## BEGIN COLLECTED DATA
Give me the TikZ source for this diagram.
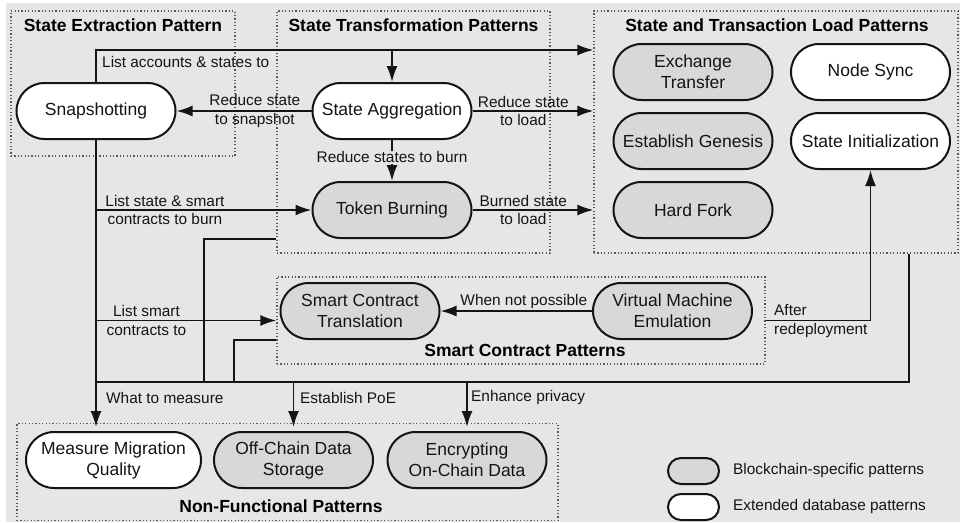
\documentclass[tikz,border=0pt]{standalone}
\usepackage{fontspec}
\setmainfont{Liberation Sans}
\usetikzlibrary{arrows.meta}
\definecolor{bgcol}{HTML}{E6E6E6}
\definecolor{chainfill}{HTML}{D8D8D8}
\definecolor{linecol}{HTML}{141414}

\begin{document}
\begin{tikzpicture}[x=1pt, y=-1pt, >={Latex[length=16pt,width=11pt]},
    stadium/.style={draw=linecol, line width=2pt, rounded corners=28pt, minimum width=159pt, minimum height=56pt,
        inner sep=0pt, align=center, text=linecol, font=\fontsize{17.5}{21}\selectfont},
    chainnode/.style={stadium, fill=chainfill},
    dbnode/.style={stadium, fill=white},
    patgroup/.style={draw=gray!70!black, line width=1.2pt, dash pattern=on 1.2pt off 2.2pt, inner sep=0pt},
    grouptitle/.style={text=black, font=\bfseries\fontsize{17.5}{21}\selectfont},
    lbl/.style={inner sep=1pt, align=center, text=linecol, font=\fontsize{15.4}{18.5}\selectfont},
    conn/.style={draw=linecol, line width=1.9pt}]
    \useasboundingbox (0,0) rectangle (960,522);
    \fill[bgcol] (6,3) rectangle (960,522);

    % Pattern groups
    \node[patgroup, minimum width=224pt, minimum height=145pt] (gext) at (123,83.5) {};
    \node[patgroup, minimum width=273pt, minimum height=242pt] (gtrans) at (413.5,132) {};
    \node[patgroup, minimum width=364pt, minimum height=242pt] (gload) at (776,132) {};
    \node[patgroup, minimum width=488pt, minimum height=87pt] (gsc) at (521,320.5) {};
    \node[patgroup, minimum width=541pt, minimum height=97pt] (gnf) at (287.5,472) {};

    \node[grouptitle] (text) at (123,25) {State Extraction Pattern};
    \node[grouptitle] (ttrans) at (413.5,25) {State Transformation Patterns};
    \node[grouptitle] (tload) at (777,25) {State and Transaction Load Patterns};
    \node[grouptitle] (tsc) at (525,350) {Smart Contract Patterns};
    \node[grouptitle] (tnf) at (281,506) {Non-Functional Patterns};

    % Patterns
    \node[dbnode] (snap) at (96,111) {Snapshotting};
    \node[dbnode] (agg) at (392,111) {State Aggregation};
    \node[chainnode] (burn) at (392,210) {Token Burning};
    \node[chainnode] (exch) at (693,72) {Exchange\\Transfer};
    \node[dbnode] (sync) at (870.5,72) {Node Sync};
    \node[chainnode] (genesis) at (693,141) {Establish Genesis};
    \node[dbnode] (init) at (870.5,141) {State Initialization};
    \node[chainnode] (fork) at (693,210) {Hard Fork};
    \node[chainnode] (sct) at (360,311) {Smart Contract\\Translation};
    \node[chainnode] (vme) at (672.5,311) {Virtual Machine\\Emulation};
    \node[dbnode, minimum width=175pt] (mmq) at (113.5,460) {Measure Migration\\Quality};
    \node[chainnode] (ocds) at (293.5,460) {Off-Chain Data\\Storage};
    \node[chainnode] (enc) at (467,460) {Encrypting\\On-Chain Data};

    % Helper points
    \coordinate (topy) at (0,50);
    \coordinate (busL) at (96,382);
    \coordinate (busR) at (909,382);
    \coordinate (jt) at (204,382);
    \coordinate (js) at (234,382);

    % Connectors
    \draw[conn,->] (snap.north) |- (gload.west |- topy);
    \draw[conn,->] (agg.north |- topy) -- (agg.north);
    \node[lbl, anchor=west] (laccounts) at (101,62) {List accounts \& states to};
    \draw[conn,->] (agg.west) -- (snap.east) node[lbl, pos=0.42] (lsnap) {Reduce state\\to snapshot};
    \draw[conn,->] (agg.east) -- (gload.west |- agg.east) node[lbl, pos=0.42] (lload) {Reduce state\\to load};
    \draw[conn,->] (agg.south) -- (burn.north) node[lbl, pos=0.42, fill=bgcol] (lburn) {Reduce states to burn};
    \draw[conn,->] (snap.south |- burn.west) -- (burn.west) node[lbl, pos=0.32] (lsmart) {List state \& smart\\contracts to burn};
    \draw[conn,->] (burn.east) -- (gload.west |- burn.east) node[lbl, pos=0.42] (lburned) {Burned state\\to load};
    \draw[conn,->] (snap.south |- gsc.west) -- (gsc.west) node[lbl, pos=0.28] (lcontracts) {List smart\\contracts to};
    \draw[conn,->] (vme.west) -- (sct.east) node[lbl, pos=0.45, above] (lnot) {When not possible};
    \draw[conn,->] (gsc.east) -| (init.south);
    \node[lbl, anchor=west, align=left] (lafter) at (773,321) {After\\redeployment};

    % Non-functional bus
    \draw[conn,->,shorten >=4pt] (snap.south) -- (snap.south |- mmq.north);
    \draw[conn] (gtrans.west |- burn.south) -| (jt);
    \draw[conn] (gsc.west |- sct.south) -| (js);
    \draw[conn] (gload.south -| busR) -- (busR) -- (busL);
    \draw[conn,->,shorten >=4pt] (ocds.north |- busL) -- (ocds.north);
    \draw[conn,->,shorten >=4pt] (enc.north |- busL) -- (enc.north);
    \node[lbl, anchor=west] (lmeasure) at (105,398) {What to measure};
    \node[lbl, anchor=west] (lpoe) at (299,398) {Establish PoE};
    \node[lbl, anchor=west] (lpriv) at (470,398) {Enhance privacy};

    % Legend
    \node[chainnode, minimum width=51pt, minimum height=26pt, rounded corners=13pt] (legchain) at (693.5,471) {};
    \node[dbnode, minimum width=51pt, minimum height=26pt, rounded corners=13pt] (legdb) at (693.5,507) {};
    \node[lbl, anchor=west] (lchain) at (732,471) {Blockchain-specific patterns};
    \node[lbl, anchor=west] (ldb) at (732,507) {Extended database patterns};
\end{tikzpicture}
\end{document}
## END COLLECTED DATA
> [WRITTEN EXERCISE] Write out the full set of lines verbatim, without the pictures.

> [WRITTEN RESPONSE]
Give me the TikZ source for this diagram.
\documentclass[tikz,border=0pt]{standalone}
\usepackage{fontspec}
\setmainfont{Liberation Sans}
\usetikzlibrary{arrows.meta}
\definecolor{bgcol}{HTML}{E6E6E6}
\definecolor{chainfill}{HTML}{D8D8D8}
\definecolor{linecol}{HTML}{141414}

\begin{document}
\begin{tikzpicture}[x=1pt, y=-1pt, >={Latex[length=16pt,width=11pt]},
    stadium/.style={draw=linecol, line width=2pt, rounded corners=28pt, minimum width=159pt, minimum height=56pt,
        inner sep=0pt, align=center, text=linecol, font=\fontsize{17.5}{21}\selectfont},
    chainnode/.style={stadium, fill=chainfill},
    dbnode/.style={stadium, fill=white},
    patgroup/.style={draw=gray!70!black, line width=1.2pt, dash pattern=on 1.2pt off 2.2pt, inner sep=0pt},
    grouptitle/.style={text=black, font=\bfseries\fontsize{17.5}{21}\selectfont},
    lbl/.style={inner sep=1pt, align=center, text=linecol, font=\fontsize{15.4}{18.5}\selectfont},
    conn/.style={draw=linecol, line width=1.9pt}]
    \useasboundingbox (0,0) rectangle (960,522);
    \fill[bgcol] (6,3) rectangle (960,522);

    % Pattern groups
    \node[patgroup, minimum width=224pt, minimum height=145pt] (gext) at (123,83.5) {};
    \node[patgroup, minimum width=273pt, minimum height=242pt] (gtrans) at (413.5,132) {};
    \node[patgroup, minimum width=364pt, minimum height=242pt] (gload) at (776,132) {};
    \node[patgroup, minimum width=488pt, minimum height=87pt] (gsc) at (521,320.5) {};
    \node[patgroup, minimum width=541pt, minimum height=97pt] (gnf) at (287.5,472) {};

    \node[grouptitle] (text) at (123,25) {State Extraction Pattern};
    \node[grouptitle] (ttrans) at (413.5,25) {State Transformation Patterns};
    \node[grouptitle] (tload) at (777,25) {State and Transaction Load Patterns};
    \node[grouptitle] (tsc) at (525,350) {Smart Contract Patterns};
    \node[grouptitle] (tnf) at (281,506) {Non-Functional Patterns};

    % Patterns
    \node[dbnode] (snap) at (96,111) {Snapshotting};
    \node[dbnode] (agg) at (392,111) {State Aggregation};
    \node[chainnode] (burn) at (392,210) {Token Burning};
    \node[chainnode] (exch) at (693,72) {Exchange\\Transfer};
    \node[dbnode] (sync) at (870.5,72) {Node Sync};
    \node[chainnode] (genesis) at (693,141) {Establish Genesis};
    \node[dbnode] (init) at (870.5,141) {State Initialization};
    \node[chainnode] (fork) at (693,210) {Hard Fork};
    \node[chainnode] (sct) at (360,311) {Smart Contract\\Translation};
    \node[chainnode] (vme) at (672.5,311) {Virtual Machine\\Emulation};
    \node[dbnode, minimum width=175pt] (mmq) at (113.5,460) {Measure Migration\\Quality};
    \node[chainnode] (ocds) at (293.5,460) {Off-Chain Data\\Storage};
    \node[chainnode] (enc) at (467,460) {Encrypting\\On-Chain Data};

    % Helper points
    \coordinate (topy) at (0,50);
    \coordinate (busL) at (96,382);
    \coordinate (busR) at (909,382);
    \coordinate (jt) at (204,382);
    \coordinate (js) at (234,382);

    % Connectors
    \draw[conn,->] (snap.north) |- (gload.west |- topy);
    \draw[conn,->] (agg.north |- topy) -- (agg.north);
    \node[lbl, anchor=west] (laccounts) at (101,62) {List accounts \& states to};
    \draw[conn,->] (agg.west) -- (snap.east) node[lbl, pos=0.42] (lsnap) {Reduce state\\to snapshot};
    \draw[conn,->] (agg.east) -- (gload.west |- agg.east) node[lbl, pos=0.42] (lload) {Reduce state\\to load};
    \draw[conn,->] (agg.south) -- (burn.north) node[lbl, pos=0.42, fill=bgcol] (lburn) {Reduce states to burn};
    \draw[conn,->] (snap.south |- burn.west) -- (burn.west) node[lbl, pos=0.32] (lsmart) {List state \& smart\\contracts to burn};
    \draw[conn,->] (burn.east) -- (gload.west |- burn.east) node[lbl, pos=0.42] (lburned) {Burned state\\to load};
    \draw[conn,->] (snap.south |- gsc.west) -- (gsc.west) node[lbl, pos=0.28] (lcontracts) {List smart\\contracts to};
    \draw[conn,->] (vme.west) -- (sct.east) node[lbl, pos=0.45, above] (lnot) {When not possible};
    \draw[conn,->] (gsc.east) -| (init.south);
    \node[lbl, anchor=west, align=left] (lafter) at (773,321) {After\\redeployment};

    % Non-functional bus
    \draw[conn,->,shorten >=4pt] (snap.south) -- (snap.south |- mmq.north);
    \draw[conn] (gtrans.west |- burn.south) -| (jt);
    \draw[conn] (gsc.west |- sct.south) -| (js);
    \draw[conn] (gload.south -| busR) -- (busR) -- (busL);
    \draw[conn,->,shorten >=4pt] (ocds.north |- busL) -- (ocds.north);
    \draw[conn,->,shorten >=4pt] (enc.north |- busL) -- (enc.north);
    \node[lbl, anchor=west] (lmeasure) at (105,398) {What to measure};
    \node[lbl, anchor=west] (lpoe) at (299,398) {Establish PoE};
    \node[lbl, anchor=west] (lpriv) at (470,398) {Enhance privacy};

    % Legend
    \node[chainnode, minimum width=51pt, minimum height=26pt, rounded corners=13pt] (legchain) at (693.5,471) {};
    \node[dbnode, minimum width=51pt, minimum height=26pt, rounded corners=13pt] (legdb) at (693.5,507) {};
    \node[lbl, anchor=west] (lchain) at (732,471) {Blockchain-specific patterns};
    \node[lbl, anchor=west] (ldb) at (732,507) {Extended database patterns};
\end{tikzpicture}
\end{document}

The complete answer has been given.